◆ Source material:
┏━━
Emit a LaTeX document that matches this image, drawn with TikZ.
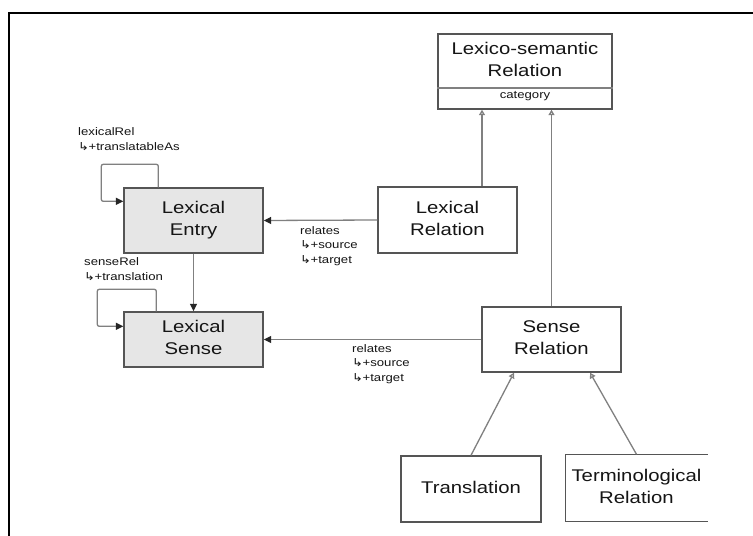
\documentclass[tikz,border=0pt]{standalone}
\usepackage{fontspec}
\setmainfont{Liberation Sans}
\newfontfamily\djv{DejaVu Sans}
\usepackage{graphicx}
\usetikzlibrary{arrows.meta}
\definecolor{boxline}{HTML}{555555}
\definecolor{lncol}{HTML}{808080}
\definecolor{boxfill}{HTML}{E6E6E6}
\definecolor{txt}{HTML}{151515}
\newcommand{\bigf}{\fontsize{17}{22}\selectfont}
\newcommand{\smallf}{\fontsize{11}{15}\selectfont}
\newcommand{\wtxt}[1]{\scalebox{1.2}[1]{\begin{tabular}{@{}c@{}}#1\end{tabular}}}
\newcommand{\wlab}[1]{\scalebox{1.2}[1]{\begin{tabular}{@{}l@{}}#1\end{tabular}}}
\newcommand{\hk}{{\djv\fontsize{11}{15}\selectfont ↳}\kern-0.5pt+}
\begin{document}
\begin{tikzpicture}[x=1bp,y=-1bp,
  box/.style={draw=boxline, line width=1.4bp, minimum width=139bp, minimum height=65bp, inner sep=0pt, font=\bigf, text=txt},
  greybox/.style={box, fill=boxfill},
  conn/.style={draw=lncol, line width=1.3bp},
  rel/.style={conn, -{Triangle[length=7.5bp,width=7bp,color=black!85,fill=black!85]}},
  gen/.style={conn, -{Triangle[open,length=5.5bp,width=6bp,fill=white,color=lncol]}},
  lab/.style={font=\smallf, text=txt, inner sep=0pt, anchor=west}]
\useasboundingbox (0,0) rectangle (753,536);
\fill[white] (0,0) rectangle (753,536);
% frame
\draw[line width=2.6bp, black] (9,540) -- (9,13) -- (760,13);

% Lexico-semantic Relation
\node[box, minimum width=174bp, minimum height=75bp] (lsr) at (525,71.5) {};
\draw[draw=lncol, line width=1.3bp] (lsr.west |- 0,88) -- (lsr.east |- 0,88);
\node[font=\bigf, text=txt, inner sep=0pt] (lsrt) at (525,61) {\wtxt{Lexico-semantic\\Relation}};
\node[font=\smallf, text=txt, inner sep=0pt] (lsrc) at (525,96.5) {\scalebox{1.2}[1]{category}};

% boxes
\node[box, minimum height=66bp] (lr) at (447.5,220) {\wtxt{Lexical\\Relation}};
\node[box] (sr) at (551.5,339.5) {\wtxt{Sense\\Relation}};
\node[greybox] (le) at (193.5,220.5) {\wtxt{Lexical\\Entry}};
\node[greybox, minimum height=55bp] (ls) at (193.5,339.5) {\wtxt{Lexical\\Sense}};
\node[box, minimum width=140bp, minimum height=66bp] (tr) at (471,489) {\wtxt{Translation}};
\node[box, draw=none, minimum width=141bp, minimum height=66bp] (tm) at (636.5,488) {\wtxt{Terminological\\Relation}};
\draw[draw=boxline, line width=1.4bp] (tm.north east) -- (tm.north west) -- (tm.south west) -- (tm.south east);

% associations
\draw[rel] (lr.west) -- (le.east);
\draw[rel] (sr.west) -- (ls.east);
\draw[rel] (le.south) -- (ls.north);
\draw[rel, rounded corners=2bp] ([xshift=35bp]le.north west) -- ++(0,-23) -- ++(-57,0) -- ++(0,37) -- ++(22,0);
\draw[rel, rounded corners=2bp] ([xshift=33bp]ls.north west) -- ++(0,-22) -- ++(-59,0) -- ++(0,37) -- ++(26,0);

% generalisations
\coordinate (g1) at (482,0);
\coordinate (g2) at (514,0);
\coordinate (g3) at (590,0);
\draw[gen] (lr.north -| g1) -- (lsr.south -| g1);
\draw[gen] (sr.north) -- (sr.north |- lsr.south);
\draw[gen] (tr.north) -- (sr.south -| g2);
\draw[gen] (tm.north) -- (sr.south -| g3);

% labels
\node[lab] (l1) at (78,140) {\wlab{lexicalRel\\\hk translatableAs}};
\node[lab] (l2) at (84,270) {\wlab{senseRel\\\hk translation}};
\node[lab] (l3) at (300,246) {\wlab{relates\\\hk source\\\hk target}};
\node[lab] (l4) at (352,364) {\wlab{relates\\\hk source\\\hk target}};
\end{tikzpicture}
\end{document}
┗━━
◆ Written problem:
Your task is to restate word for word the lines from the top of the data to the line containing "(9,13) -- (760,13);", both ends included, with every picture left out.

◆ Exercise output:
Emit a LaTeX document that matches this image, drawn with TikZ.
\documentclass[tikz,border=0pt]{standalone}
\usepackage{fontspec}
\setmainfont{Liberation Sans}
\newfontfamily\djv{DejaVu Sans}
\usepackage{graphicx}
\usetikzlibrary{arrows.meta}
\definecolor{boxline}{HTML}{555555}
\definecolor{lncol}{HTML}{808080}
\definecolor{boxfill}{HTML}{E6E6E6}
\definecolor{txt}{HTML}{151515}
\newcommand{\bigf}{\fontsize{17}{22}\selectfont}
\newcommand{\smallf}{\fontsize{11}{15}\selectfont}
\newcommand{\wtxt}[1]{\scalebox{1.2}[1]{\begin{tabular}{@{}c@{}}#1\end{tabular}}}
\newcommand{\wlab}[1]{\scalebox{1.2}[1]{\begin{tabular}{@{}l@{}}#1\end{tabular}}}
\newcommand{\hk}{{\djv\fontsize{11}{15}\selectfont ↳}\kern-0.5pt+}
\begin{document}
\begin{tikzpicture}[x=1bp,y=-1bp,
  box/.style={draw=boxline, line width=1.4bp, minimum width=139bp, minimum height=65bp, inner sep=0pt, font=\bigf, text=txt},
  greybox/.style={box, fill=boxfill},
  conn/.style={draw=lncol, line width=1.3bp},
  rel/.style={conn, -{Triangle[length=7.5bp,width=7bp,color=black!85,fill=black!85]}},
  gen/.style={conn, -{Triangle[open,length=5.5bp,width=6bp,fill=white,color=lncol]}},
  lab/.style={font=\smallf, text=txt, inner sep=0pt, anchor=west}]
\useasboundingbox (0,0) rectangle (753,536);
\fill[white] (0,0) rectangle (753,536);
% frame
\draw[line width=2.6bp, black] (9,540) -- (9,13) -- (760,13);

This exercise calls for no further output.